Digestible Womanhood Only Exists Digitally

By: Ayatain Ali

Identity presentation for women is a paradox, a liberating prison. It is my sisters being puppeteered, unaware of it because the confines of the box are vast and ever-expanding. Who pulls the threads when reality exists in various spaces? Perhaps more pressing is the question of whether awareness is even necessary when the illusion of choice provides enough bliss. 

As digital spaces have evolved, a widespread yet individualized need to market yourself as an aesthetic class to prove your worth has emerged. “Aesthetic” has changed from an academic term and a tool used by auteurs and artists to a defining characteristic of our identities. It can refer to both individual taste and a nonspecific proxy for beauty. This shift has brought about the development, co-opting, and even erasure of subcultures. Since culture is not as crucial in creating Gen Z’s identities as it was for millennials, Gen Z is better equipped to approach culture as a playground with less self-conscious contradiction.  For them, digital is the mainstream, and it’s disposable. 

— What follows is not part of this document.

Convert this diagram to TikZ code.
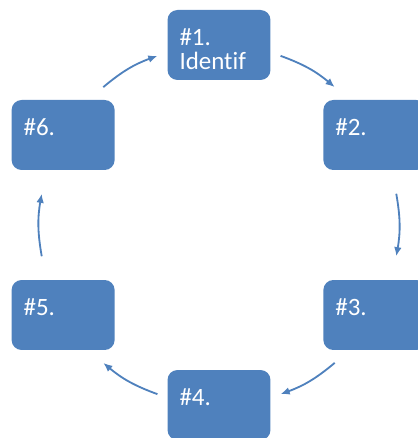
\documentclass[tikz,border=0pt]{standalone}
\usepackage{fontspec}
\setmainfont{Carlito}[Ligatures=NoCommon]
\usetikzlibrary{arrows.meta}
\definecolor{stageblue}{HTML}{4F81BD}
\tikzset{
  stage/.style={fill=stageblue, rounded corners=0.5cm, minimum width=5.15cm, minimum height=3.5cm},
  stagetext/.style={text=white, align=left, inner sep=0pt, anchor=north west, font=\fontsize{35.5}{33}\selectfont},
  cyclearrow/.style={draw=stageblue, line width=2.6pt, -{Latex[length=13pt,width=11pt]}}
}
\begin{document}
\begin{tikzpicture}[x=0.05cm, y=0.05cm]
  \useasboundingbox (-219,-213) rectangle (198,225);
  % boxes round the cycle
  \foreach \i/\a/\t in {1/90/{\#1.\\Identif}, 2/30/\#2., 3/-30/\#3., 4/-90/\#4., 5/-150/\#5., 6/150/\#6.}{
    \node[stage] (s\i) at (\a:180) {};
    \node[stagetext] (t\i) at ([xshift=0.6cm, yshift=-0.95cm]s\i.north west) {\t};
  }
  % arrows between them
  \foreach \i/\a in {1/60, 2/0, 3/-60, 4/-120, 5/-180, 6/120}{
    \coordinate (from\i) at (\a+10:180);
    \coordinate (to\i) at (\a-10:180);
    \draw[cyclearrow] (from\i) to[bend left=10] (to\i);
  }
\end{tikzpicture}
\end{document}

The ones who came before us could symbolize their individual rebellion through a pierced septum, but there is no “unique” anymore. Even though there isn’t a lot of unanimous hype behind specific aesthetics, our culture hasn’t cared less about them. People still aestheticize their everyday lives, which is a part of the Zoomer/millennial motto to romanticize your daily life and be the main character of your story. This may be a response to the past few decades’ turbulent political and social atmosphere or a consequence of being raised by the internet and increased media consumption. 

Romanticization is also part of performing femininity, such as through online conventions that differentiate between types of girls, which has become increasingly specific and abstract. Some popular examples are; ‘sad girl,’ ‘clean girl,’ ‘blueberry/strawberry/tomato/coconut or onion girls.’ Young people, predominantly girls, yearn for identity and community. However, online aesthetics develop alongside commodification, sold to us with community despite the absence of community. All that exists is a general look and feel. Yet, we’re pushed more and more towards buying things and making buying things our identity. 

An extension of the source of the appeal of such over-complicated niches stems from widespread celebrity idolisation. This phenomenon is the latest branding and PR technique, a masterful manipulation tool. When Hailey Bieber can dye her hair brown and the internet receives it as a personalized innovation labeled ‘cinnamon cookie butter hair’, she’s the genius benefitted by the world of girls seeking a pre-validated aesthetic sense to call their own. 

Algorithms have fragmented online spaces into taste communities; there is no objective mainstream. A TikTok video could blow up in the blink of an eye, creating yet another micro-trend — a problem criticized for creating unsustainable aspirations of constant buying and consumption thanks to the never-ending influx of new. Various micro-trends, however, have grown into macro ones.

Fashion brands now frequently employ phrases like “Cottagecore,” “Coconut Girl,” and “Y2K” to describe their wares, helping their items rise in Google search results. Consequently, the well-known phenomenon that clearance rack clothes result from numerous decisions made by higher-ups no longer applies. Instead, there is a trickle-up and trickle-across effect because said trends immediately impact mainstream merchants and fashion designers.

The cycle of niches eventually being subsumed by the mainstream has happened over generations, but the internet has sped this process up at an unrecognizable rate. Nowadays, a subculture is co-opted prior to it being developed. As many posts were genuinely informative about cottage core, many only showed it as an aesthetic, an identity adopted as a complete performance. That is what all subcultures turned aesthetics have been transformed into; the aesthetics are watered-down, gentrified versions of their respective subcultures. Using these aesthetics to self-identify is a continuation of the commercialization of fashion and subcultures until they essentially have no cultural meaning. 

Apart from aesthetic communities, some practices and concepts are aestheticized and given feminine labels like “girl dinners” and “hot girl walks.” Dinner preparation has historically been a woman’s responsibility in the household. ‘Girl dinner ’ has the advantage of dispelling the notion that you must cook anything; you simply put it together. As a result, you shift from believing that food production makes it excellent and qualifies you as a woman to considering that having food defines you as a valid woman. 

We are on a quest to crack the code for digestible womanhood, the recipe for which keeps changing. Don’t build a home on the fragile grounds of a hashtag; they are all susceptible to floods that keep coming without warning, and you will drown trying to find a life raft, a new way to live. Many argue, saying, “Let people enjoy things.” If only it were indeed that, but there is a sinister essence to this revolution described above. It taints and distorts identity cyclically, a machine we keep powering up. It fills up the land, soaks up the water, and paints the clouds gray. 

There is little hope, but that too in the form of dispersed communities. When profit-seeking at the expense of women being used as pawns is concluded, we will overcome this; it starts with you refusing to be shepherded.